THE theme of this year's Labour Party Conference has been unity. Left, right, and centre have shared the same platitudes; the trade union horse has done its best to lie down with the constituency party hedgehog; and the election of Aneurin Bevan to the Treasurership has been hailed, even by observers outside the party, as a valuable step towards solidarity. 'He is too big a man,' the Manchester Guardian commented, 'to be kept out.'

But what if he reveals himself, not for the first time, to be too big a man to be kept in? It would be unfair to Mr. Bevan to say that his one ambition is to become the leader of the Labour Party; because obviously he has another—to destroy the political reputation of Hugh Gaitskell. The time may be past when the two men cut each other in the House; but Mr. Bevan is conciliatory only because tactics demand it.

Mr.
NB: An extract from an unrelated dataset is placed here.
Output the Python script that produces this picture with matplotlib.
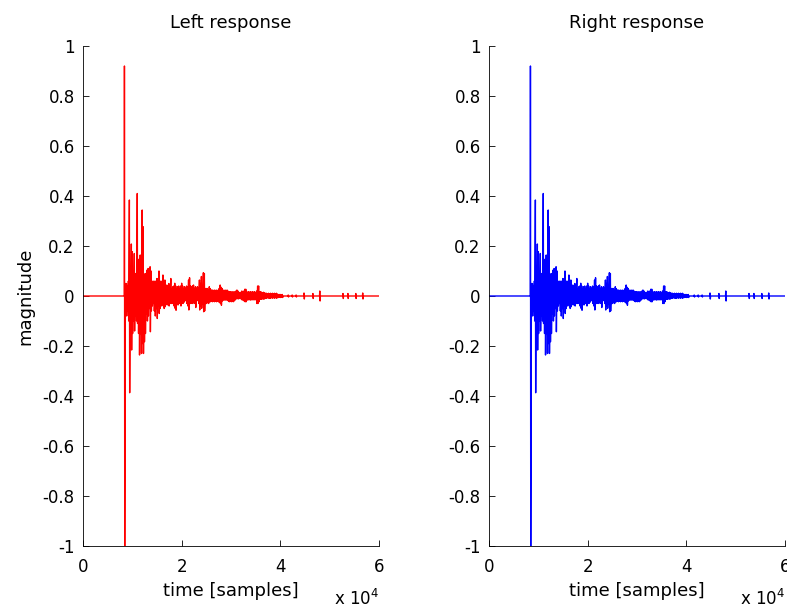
import matplotlib
matplotlib.use("Agg")
import matplotlib.pyplot as plt
import numpy as np

plt.rcParams['font.family'] = ['DejaVu Sans']
plt.rcParams['font.size'] = 12
plt.rcParams['axes.unicode_minus'] = False

# --- data ---
# the trace is read as one (max, min) pair per 200-sample column,
# first column at sample 8400 (the direct sound)
col_start = 8400
col_step = 200
left_hi = [0.92, 0.05, 0.05, 0.04, 0.06, 0.384, 0.12, 0.208, 0.177, 0.10,
           0.17, 0.09, 0.06, 0.41, 0.10, 0.148, 0.164, 0.05, 0.344, 0.277,
           0.08, 0.09, 0.077, 0.104, 0.11, 0.06, 0.117, 0.10, 0.05, 0.06,
           0.05, 0.06, 0.04, 0.07, 0.05, 0.10, 0.05, 0.06, 0.04, 0.084,
           0.05, 0.064, 0.04, 0.044, 0.03, 0.05, 0.04, 0.07, 0.03, 0.037,
           0.04, 0.051, 0.04, 0.03, 0.037, 0.04, 0.03, 0.04, 0.051, 0.04,
           0.03, 0.037, 0.03, 0.04, 0.035, 0.064, 0.073, 0.04, 0.037, 0.04,
           0.044, 0.03, 0.037, 0.03, 0.037, 0.03, 0.064, 0.05, 0.078, 0.04,
           0.093, 0.09, 0.03, 0.03, 0.03, 0.025, 0.037, 0.03, 0.024, 0.024,
           0.02, 0.024, 0.02, 0.024, 0.02, 0.024, 0.03, 0.044, 0.035, 0.03,
           0.024, 0.02, 0.024, 0.02, 0.024, 0.02, 0.017, 0.017, 0.017, 0.015,
           0.017, 0.015, 0.017, 0.02, 0.024, 0.02, 0.015, 0.012, 0.015, 0.02,
           0.015, 0.02, 0.027, 0.027, 0.017, 0.015, 0.017, 0.015, 0.017, 0.015,
           0.017, 0.015, 0.017, 0.012, 0.02, 0.04, 0.04, 0.017, 0.017, 0.015,
           0.012, 0.015, 0.012, 0.011, 0.011, 0.008, 0.011, 0.008, 0.011, 0.008,
           0.011, 0.008, 0.011, 0.008, 0.011, 0.008, 0.006, 0.006, 0.006, 0.004,
           0.006]
left_lo = [-1.0, -0.03, -0.08, -0.06, -0.10, -0.387, -0.12, -0.216, -0.15, -0.10,
           -0.14, -0.08, -0.10, -0.11, -0.15, -0.236, -0.15, -0.23, -0.19, -0.23,
           -0.183, -0.15, -0.07, -0.10, -0.08, -0.05, -0.143, -0.06, -0.04, -0.03,
           -0.06, -0.08, -0.05, -0.09, -0.04, -0.07, -0.05, -0.04, -0.03, -0.04,
           -0.05, -0.043, -0.03, -0.036, -0.03, -0.04, -0.03, -0.03, -0.03, -0.023,
           -0.04, -0.049, -0.057, -0.03, -0.036, -0.03, -0.03, -0.04, -0.029, -0.03,
           -0.025, -0.02, -0.016, -0.03, -0.04, -0.056, -0.03, -0.03, -0.029, -0.03,
           -0.023, -0.03, -0.046, -0.02, -0.016, -0.03, -0.056, -0.04, -0.049, -0.03,
           -0.063, -0.06, -0.03, -0.03, -0.025, -0.03, -0.023, -0.023, -0.02, -0.023,
           -0.02, -0.023, -0.02, -0.023, -0.02, -0.023, -0.025, -0.03, -0.037, -0.02,
           -0.016, -0.016, -0.016, -0.016, -0.016, -0.02, -0.023, -0.02, -0.023, -0.02,
           -0.023, -0.02, -0.016, -0.012, -0.01, -0.012, -0.01, -0.01, -0.012, -0.016,
           -0.016, -0.02, -0.023, -0.023, -0.016, -0.016, -0.012, -0.016, -0.016, -0.012,
           -0.016, -0.012, -0.016, -0.012, -0.03, -0.03, -0.023, -0.013, -0.013, -0.013,
           -0.01, -0.013, -0.01, -0.009, -0.009, -0.006, -0.009, -0.009, -0.009, -0.006,
           -0.009, -0.006, -0.009, -0.006, -0.009, -0.006, -0.006, -0.004, -0.006, -0.004,
           -0.006]
# the right trace reads the same as the left one in the picture
right_hi = list(left_hi)
right_lo = list(left_lo)

# isolated late reflections (sample, amplitude)
late_t = [41600, 42400, 43200, 44800, 46600, 48000, 52700, 53700, 55300, 56700]
late_amp = [0.004, 0.004, 0.004, 0.012, 0.01, 0.02, 0.01, 0.01, 0.01, 0.012]
end_t = 60000

yticks = [-1, -0.8, -0.6, -0.4, -0.2, 0, 0.2, 0.4, 0.6, 0.8, 1]
ytick_labels = ['-1', '-0.8', '-0.6', '-0.4', '-0.2', '0', '0.2', '0.4', '0.6', '0.8', '1']
xticks = [0, 20000, 40000, 60000]
xtick_labels = ['0', '2', '4', '6']


def build(hi, lo):
    t = [0, col_start - 30]
    v = [0, 0]
    for i in range(len(hi)):
        c = col_start + i * col_step
        t += [c, c + 60]
        v += [hi[i], lo[i]]
    last = col_start + len(hi) * col_step
    t.append(last)
    v.append(0)
    for lt, la in zip(late_t, late_amp):
        t += [lt - 60, lt, lt + 60, lt + 120]
        v += [0, la, -la, 0]
    t.append(end_t)
    v.append(0)
    return np.array(t), np.array(v)


fig = plt.figure(figsize=(7.87, 6.09), dpi=100)
W, H = 787, 609
ax1 = fig.add_axes([83 / W, 63 / H, 296 / W, 500 / H])
ax2 = fig.add_axes([489 / W, 63 / H, 296 / W, 500 / H])

panels = [(ax1, left_hi, left_lo, 'red', 'Left response'),
          (ax2, right_hi, right_lo, 'blue', 'Right response')]

for ax, hi, lo, col, title in panels:
    t, v = build(hi, lo)
    ax.plot(t, v, color=col, lw=1.0)
    ax.set_xlim(0, 60000)
    ax.set_ylim(-1, 1)
    ax.set_yticks(yticks)
    ax.set_yticklabels(ytick_labels)
    ax.set_xticks(xticks)
    ax.set_xticklabels(xtick_labels)
    ax.tick_params(direction='in', length=4, width=0.6, pad=6)
    ax.tick_params(axis='x', pad=9)
    for s in ['top', 'right']:
        ax.spines[s].set_visible(False)
    for s in ['left', 'bottom']:
        ax.spines[s].set_linewidth(0.6)
    ax.set_title(title, fontsize=13, pad=13)
    ax.set_xlabel('time [samples]', fontsize=13, labelpad=4)
    ax.text(1.0, -0.118, 'x 10$^{4}$', transform=ax.transAxes,
            ha='right', va='baseline', fontsize=12)

ax1.set_ylabel('magnitude', fontsize=13, labelpad=6)

fig.savefig('out.png', dpi=100)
Bevan's immediate aim will be to establish himself as a cross between Cripps and Bevin : at once the keeper of the party's conscience, and its strong man. The most promising outlet for his energies would be the Foreign Office : in shadow. for the present; in reality, if a general election brings Labour back to power. So long as Mr. Gaitskell is leader of the party, Mr. Bevan cannot be Chancellor; but if he insists on the Foreign Secretaryship, it may now be difficult to refuse him.

His first difficulty will be to brush off his former supporters, now busy returning to the kennel. The worst enemy of Bevanism, as even he must now realise, was the Bevanites. Not only was their advice, when he took it, unfortunate; but they were for the most part so disliked and distrusted by the rest of the party that his chances of establishing himself as leader were seriously compromised.

His second difficulty will be to find an issue on which he can diverge from Mr. Gaitskell without incurring the party's wrath. This may not be quite so difficult as it sounds. Like the Trades Union Congressmen, the Labour delegates have opted for war on the employers and on Mr. Macmillan (the jingoes included Harold Wilson at his silliest, in his sug- gestion that the industrialists devote to tax avoidance the time they ought to spend promoting exports). The assumption is that unions and party will go forward together in a wage campaign this autumn. But the worker does not want higher wages if they mean higher prices. A News Chronicle Gallup Poll last week revealed that most people, including trade unionists and their wives, would approve a wage freeze to- morrow if it stopped prices rising.

Mr. Gaitskell is perfectly aware of this; and no doubt if he had a free hand he would be willing to follow Cripps and take the unsocialist action of imposing a wage freeze, on the score that it will eventually benefit the community. But the men who attend union or party branch meetings—those weary, dedicated few—are not interested in such long-term benefits. They want something to show for their activities : and a few shillings more a week is at least tangible. A wage freeze would be a disastrous blow to their prestige.

Mr. Gaitskell is aware of this, too. He knows he would jeopardise his position if he even so much as hinted that the Chancellor's lectures have some sense in them. But always the politician Gaitskell will be fighting a battle with the economist Gaitskell; and Mr. Bevan will be waiting for the first time that the politician nods. Mr. Attlee, before he resigned his leadership, was himself nearly tripped up in this way over German rearmament; and Mr. Attlee was a lot more difficult to trip than Mr. Gaitskell. For the moment, then, unity may prevail; but it is only the prelude to battle, the moment Mr. Bevan finds favourable ground.